## Segmenting and Clustering Neighborhoods in Toronto (Week 03 - Second)

### From First Question... We will obtain the Toronto PostalCode DataFrame

In [1]:
import pandas as pd
import requests
from bs4 import BeautifulSoup as bs

# Read the URL page and save it as a html page
url='https://en.wikipedia.org/wiki/List_of_postal_codes_of_Canada:_M'
page = requests.get(url)
text = bs(page.content, 'lxml')

In [2]:
# Read all  columns and include an empty list for each one
table = text.find('table',{'class':'wikitable sortable'})
tr_rows = table.find_all('tr')
df_cols = []
df_rows = []

# Search for header tags.
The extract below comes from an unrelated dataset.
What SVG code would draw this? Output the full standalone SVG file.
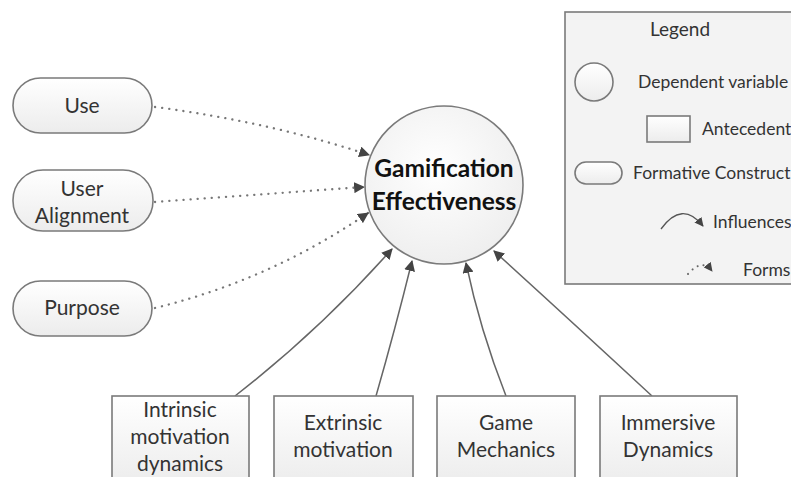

They will be the DataFrame columns name
th_rows = table.find_all('th')
for th in th_rows:
    df_cols.append(th.text)

# Search for row tags. They will be the DataFrame rows
for tr in tr_rows:
    td = tr.find_all('td')
    row = [tr.text for tr in td]
    df_rows.append(row)

In [3]:
# DataFrame creation with df_cols and df_rows. Null or None rows are dropped.
df = pd.DataFrame(df_rows, columns=df_cols)
df.dropna(inplace = True)
df.rename(columns={'Neighbourhood\n':'Neighborhood', 'Postcode':'PostalCode'}, inplace = True)

# The values in the last column include an innecesary '\n' special char. We must remove it. Also rows without Borough
df = df.replace('\\n','', regex=True)
indexNames = df[df['Borough'] == 'Not assigned'].index
df.drop(indexNames, inplace = True)

# If Neighborhood is Not assigned, this value will be equal to Borough
df.loc[df['Neighborhood'] == 'Not assigned', 'Neighborhood'] = df['Borough']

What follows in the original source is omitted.